Arline et Sean sont deux jeunes magiciens dont le maître est bien malade. Il a attrapé la Mort Blanche, un terrible fléau qui frappe le monde entier, mais bizarrement ne s'en prend qu'aux pratiquants de la magie.
Accompagnés d'un troll gigantesque qui leur sert de garde du corps, ils voyagent vers la Tour d'Emeraude, lieu qui est apparemment à l'origine du mal.
Aidés de Lorcan, un "limier des Marches du Sud" qui va les guider dans leur périple, ils vont affronter de grands dangers et être confrontés au Mal le plus ancien.

Pendant ce temps, le pays dévasté est au bord de la guerre civile.

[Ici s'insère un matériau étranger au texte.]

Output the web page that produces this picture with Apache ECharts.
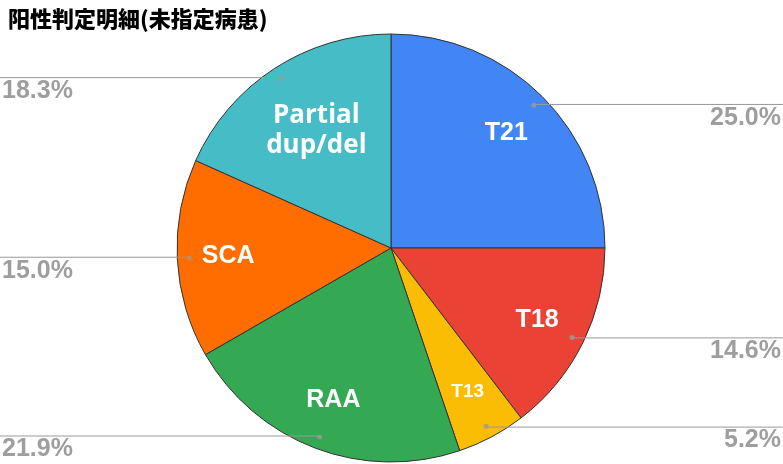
<!DOCTYPE html>
<html>
<head>
<meta charset="utf-8">
<script src="https://cdn.jsdelivr.net/npm/echarts@6/dist/echarts.min.js"></script>
<style>
html,body{margin:0;padding:0;background:#fff;}
#chart{width:783px;height:464px;}
</style>
</head>
<body>
<div id="chart"></div>
<script>
const titleText = '阳性判定明細(未指定病患)';
const categories = ['T21', 'T18', 'T13', 'RAA', 'SCA', 'Partial dup/del'];
const insideNames = ['T21', 'T18', 'T13', 'RAA', 'SCA', 'Partial\ndup/del'];
const percents = [25.0, 14.6, 5.2, 21.9, 15.0, 18.3];
const colors = ['#4285F4', '#EA4335', '#FBBC04', '#34A853', '#FF6D01', '#46BDC6'];

const CENTER = [391, 248];
const R = 214;

const chart = echarts.init(document.getElementById('chart'), null, {renderer: 'canvas'});

const mainData = categories.map((c, i) => ({name: c, value: percents[i], itemStyle: {color: colors[i]}}));

const insideData = categories.map((c, i) => {
  const item = {name: c, value: percents[i]};
  if (i === 5) {
    item.label = {fontFamily: 'Open Sans', fontSize: 26, lineHeight: 30, offset: [14, 19]};
  }
  if (i === 2) {
    item.label = {fontSize: 19};
  }
  return item;
});

const total = percents.reduce((a, b) => a + b, 0);
let cum = 0;
const dotData = percents.map(v => {
  const mid = cum + v / 2;
  cum += v;
  return [202, mid / total * 100];
});

const option = {
  animation: false,
  title: {
    text: titleText,
    left: 3,
    top: 3,
    textStyle: {fontFamily: 'Noto Sans CJK JP', fontSize: 22, fontWeight: 900, color: '#000'}
  },
  polar: {center: CENTER, radius: R},
  angleAxis: {type: 'value', min: 0, max: 100, startAngle: 90, clockwise: true, show: false,
    axisLine: {show: false}, axisTick: {show: false}, axisLabel: {show: false}, splitLine: {show: false}},
  radiusAxis: {type: 'value', min: 0, max: R, show: false,
    axisLine: {show: false}, axisTick: {show: false}, axisLabel: {show: false}, splitLine: {show: false}},
  series: [
    {
      type: 'pie',
      center: CENTER,
      radius: R,
      startAngle: 90,
      clockwise: true,
      silent: true,
      z: 1,
      data: mainData,
      label: {show: false},
      labelLine: {show: false},
      itemStyle: {borderColor: '#333', borderWidth: 1}
    },
    {
      type: 'pie',
      center: CENTER,
      radius: [120, 200],
      startAngle: 90,
      clockwise: true,
      silent: true,
      z: 3,
      data: insideData,
      itemStyle: {color: 'rgba(0,0,0,0)', borderWidth: 0},
      label: {
        show: true,
        position: 'inside',
        formatter: p => insideNames[p.dataIndex],
        color: '#fff',
        fontFamily: 'Liberation Sans',
        fontWeight: 'bold',
        fontSize: 25
      },
      labelLine: {show: false}
    },
    {
      type: 'pie',
      center: CENTER,
      radius: 202,
      startAngle: 90,
      clockwise: true,
      silent: true,
      z: 2,
      data: categories.map((c, i) => ({name: c, value: percents[i]})),
      itemStyle: {color: 'rgba(0,0,0,0)', borderWidth: 0},
      label: {
        show: true,
        position: 'outer',
        alignTo: 'edge',
        edgeDistance: 2,
        distanceToLabelLine: -140,
        formatter: p => ' \n' + percents[p.dataIndex].toFixed(1) + '%',
        color: '#9e9e9e',
        fontFamily: 'Liberation Sans',
        fontWeight: 'bold',
        fontSize: 25,
        lineHeight: 27
      },
      labelLine: {
        show: true,
        length: 1,
        length2: 10,
        lineStyle: {color: '#999', width: 1}
      }
    },
    {
      type: 'scatter',
      coordinateSystem: 'polar',
      silent: true,
      z: 4,
      symbol: 'circle',
      symbolSize: 5,
      itemStyle: {color: '#9a9a9a'},
      data: dotData
    }
  ]
};
chart.setOption(option);
</script>
</body>
</html>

Parce que le pouvoir est vacant, Endrew, le fils d'un seigneur déchu et maudit, se proclame Haut-Roi d'Orlandie. A la tête d'une armée, il entend bien mater les derniers bastions de révolte, quitte à laisser l'épidémie s'étendre sur le monde et ne plus gouverner qu'une nation moribonde.

Auteur français spécialisé dans le genre de la fantasy, Nicolas Cluzeau entame avec ce premier volume une tétralogie de littérature jeunesse d'ambiance plutôt sombre.

Avec un sens du rythme certain et une écriture prenante, l'auteur brosse l'univers d'Orlandie avec maestria. D'ailleurs, que ce soit la carte de l'univers ou la manière d'aborder la diversité du territoire, cette tétralogie rappelle un peu Les Chroniques des Crépusculaires de Mathieu Gaborit, une excellente fresque de fantasy urbaine.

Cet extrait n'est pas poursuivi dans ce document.